Washington — Did our angry political culture help motivate Jared Lee Loughner on what authorities say was his mad shooting spree? Maybe, but a more troubling question for me is why nobody stopped this often incoherent, irrational young man on his long path to the rampage in Tucson.
I don’t just mean the people who sold Loughner his Glock 19 semiautomatic pistol last November, or the people at a Walmart who allegedly sold him ammunition a few hours before the assault. I mean the community in which he lived. This was a young man who showed signs of mental illness, yet in our culture, people couldn’t or wouldn’t stop him — even when they knew his behavior was bizarre.
We leave people alone in America, to a fault. We walk past rambling, dazed homeless people every day, if we live in big cities, avoiding their gaze rather than seeking to intervene. And even when we try to stop people whose behavior seems to pose a danger to themselves or others, it’s hard to do anything about it, as Loughner’s professors at Pima Community College discovered.
Look at the moon-faced grin of the alleged shooter as he appeared in court for arraignment Monday. It’s a haunting photo, not least because we have seen faces like that before — people who are severely disturbed but on the streets in this era of “de-institutionalization.”
Here’s what I walked past this morning before sitting down to write this column. Outside my subway stop were two shopping carts, bearing what appeared to be the worldly possessions of two homeless people. They had fled on this bitterly cold day, but a distracted young woman was walking aimlessly nearby with a thin jacket, shivering. At a transit point, a ragged man with no teeth staggered out of the car. On another train, a woman talked incessantly to herself, as if in a trance. Nobody intervened. She didn’t look suspicious; just crazy.
If you’ve ever worked in a homeless shelter, you know that a substantial number of the residents have mental health issues, often combined with drug and alcohol problems. They might once have been in state asylums, out of sight and mostly out of mind. Those were nightmare places, and the de-institutionalization movement that put them on the streets was right, on balance. But the idea was to fund halfway houses and treatment, not just let people wander.
The Loughner case is telling in that it shows how hard it is to do something about an unstable person, even if you try. Pima Community College said that Loughner last year “had five contacts with PCC police for classroom and library disruptions.” Yet as Timothy Noah noted in Slate, he wasn’t suspended until Sept. 29, after he denounced the college as “a scam” and his teachers as “illiterate.”
Students and teachers knew that Loughner was potentially dangerous. His algebra teacher, Ben McGahee, told The Washington Post that when he complained about Loughner’s disruptions, “They just said, ‘Well, he hasn’t taken any action to hurt anyone. He hasn’t provoked anybody. He hasn’t brought any weapons to class.’” Loughner “scares me a bit,” wrote one of the students in an e-mail quoted by the Post. “Until he does something bad, you can’t do anything about him,” she wrote in a later message. “Needless to say, I sit by the door.”

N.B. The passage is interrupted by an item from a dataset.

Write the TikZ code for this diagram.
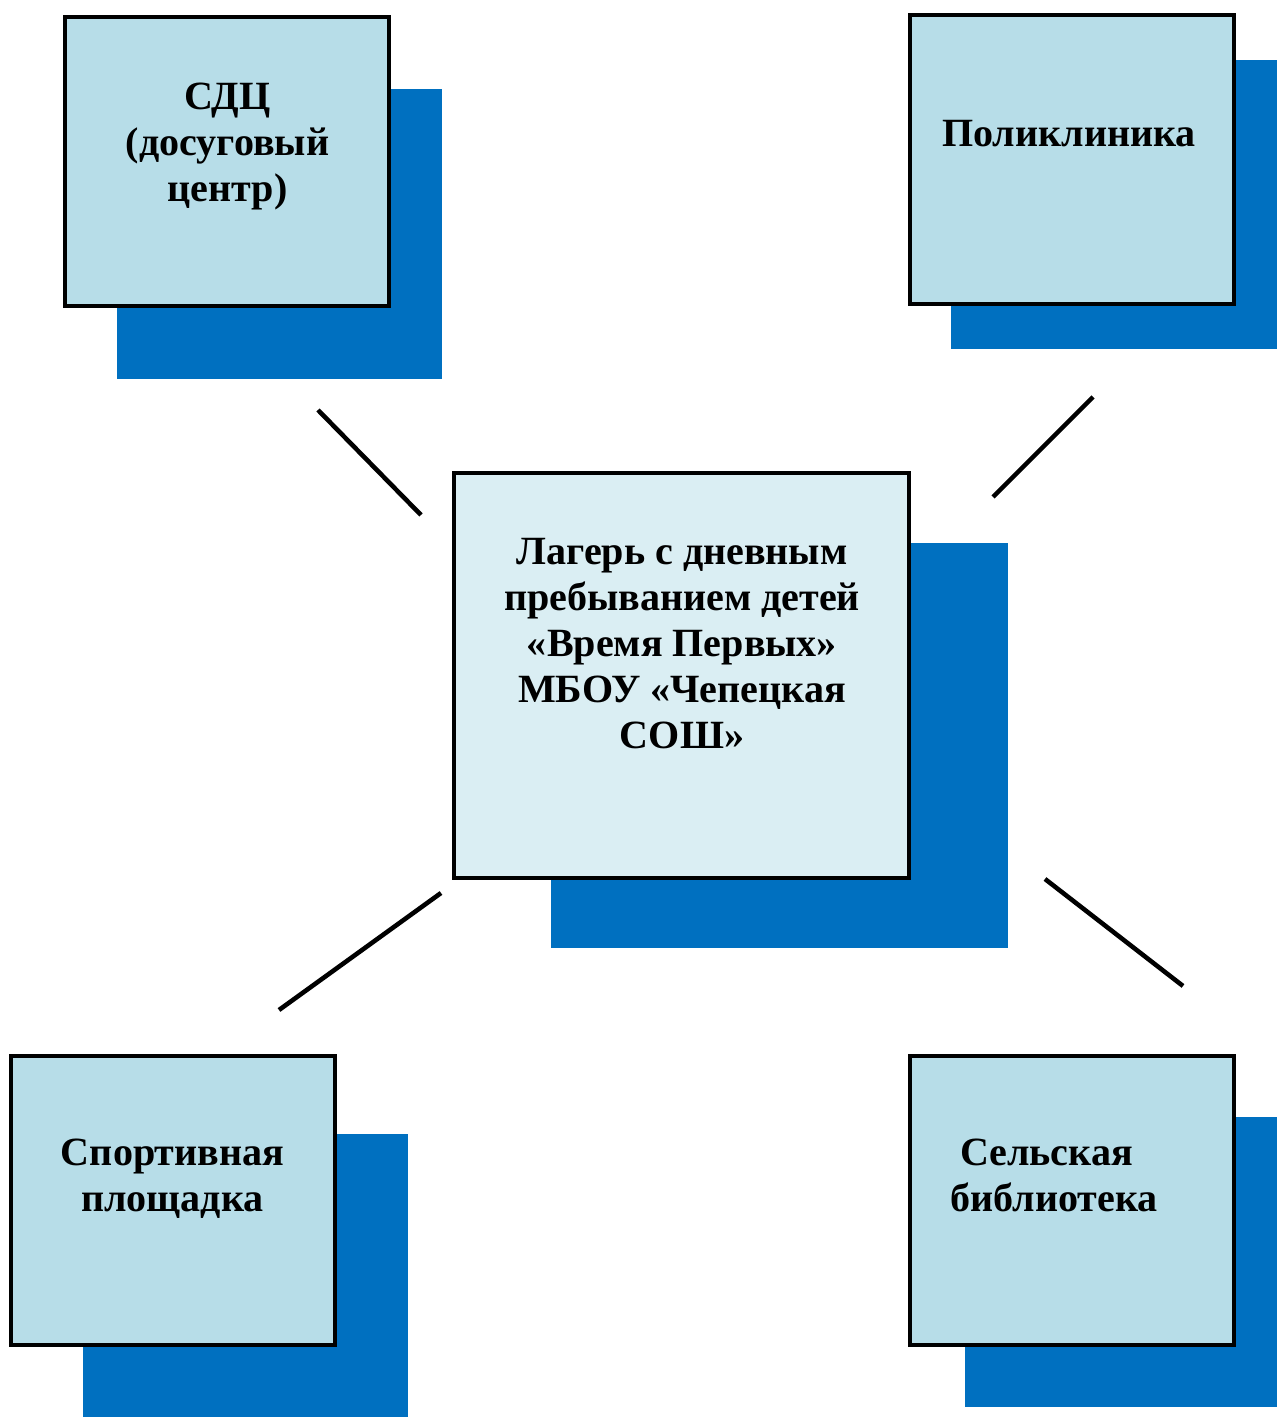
\documentclass[tikz,border=0pt]{standalone}
\usepackage{fontspec}
\setmainfont{Liberation Serif}
\usepackage{tikz}

\definecolor{shadowblue}{HTML}{0070C0}
\definecolor{boxblue}{HTML}{B7DDE8}
\definecolor{mainblue}{HTML}{DAEEF3}

\tikzset{
  shadowbox/.style={fill=shadowblue},
  frontbox/.style={fill=boxblue,draw=black,line width=1.9pt},
  label/.style={anchor=north,inner sep=0pt,align=center,
    font=\fontsize{22.8pt}{26.2pt}\selectfont\bfseries},
  link/.style={line width=2.6pt}
}

\begin{document}
\begin{tikzpicture}
\useasboundingbox (0,0) rectangle (25.54,28.34);

% shadows
\fill[shadowbox] (2.34,26.56) rectangle (8.84,20.76);
\fill[shadowbox] (19.02,27.14) rectangle (25.54,21.36);
\fill[shadowbox] (11.02,17.48) rectangle (20.16,9.38);
\fill[shadowbox] (1.66,5.66) rectangle (8.16,0);
\fill[shadowbox] (19.30,6.00) rectangle (25.54,0.20);

% boxes
\filldraw[frontbox] (1.30,28.00) rectangle (7.78,22.22);
\filldraw[frontbox] (18.20,28.04) rectangle (24.68,22.26);
\filldraw[frontbox,fill=mainblue] (9.08,18.88) rectangle (18.18,10.78);
\filldraw[frontbox] (0.22,7.22) rectangle (6.70,1.44);
\filldraw[frontbox] (18.20,7.22) rectangle (24.68,1.44);

\node[label] (sdc) at (4.55,26.80) {\strut СДЦ\\(досуговый\\центр)};
\node[label] (clinic) at (21.38,26.06) {\strut Поликлиника};
\node[label] (camp) at (13.64,17.70) {\strut Лагерь с дневным\\пребыванием детей\\«Время Первых»\\МБОУ «Чепецкая\\СОШ»};
\node[label] (sport) at (3.45,5.68) {\strut Спортивная\\площадка};
\node[label] (library) at (21.08,5.68) {\strut Сельская\hspace*{0.30cm}\\библиотека};

% links
\coordinate (tl1) at (6.36,20.14);
\coordinate (tl2) at (8.42,18.04);
\coordinate (tr1) at (21.86,20.40);
\coordinate (tr2) at (19.86,18.40);
\coordinate (bl1) at (8.82,10.48);
\coordinate (bl2) at (5.58,8.14);
\coordinate (br1) at (20.90,10.76);
\coordinate (br2) at (23.66,8.62);

\draw[link] (tl1) -- (tl2);
\draw[link] (tr1) -- (tr2);
\draw[link] (bl1) -- (bl2);
\draw[link] (br1) -- (br2);
\end{tikzpicture}
\end{document}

“His thoughts were unrelated to anything in our world,” said his philosophy professor, Kent Slinker, in an interview with Slate’s Christopher Beam. He was, Slinker said, “someone whose brains were scrambled.” And yet he kept on rolling toward the Safeway parking lot, buying his gun, buying his ammo, leaving behind crazy YouTube videos that were advertisements of his madness.
The Tucson shootings have prompted a national debate about the decline of civility in America. That’s good, but we should expand the definition. A civil society isn’t just about less screaming on cable TV. It also has an ethic of community, so that people try, as best they can, to look out for one another.
There’s a coarsening, uncivil effect when we watch homeless people ranting and mumbling, freezing in the cold — and cross the street, assuming that it’s somebody else’s business. It takes something out of us, individually and as a country.
Like most of the problems that matter, Jared Loughner didn’t sneak up on us and catch us by surprise. We saw him coming and didn’t do anything about it.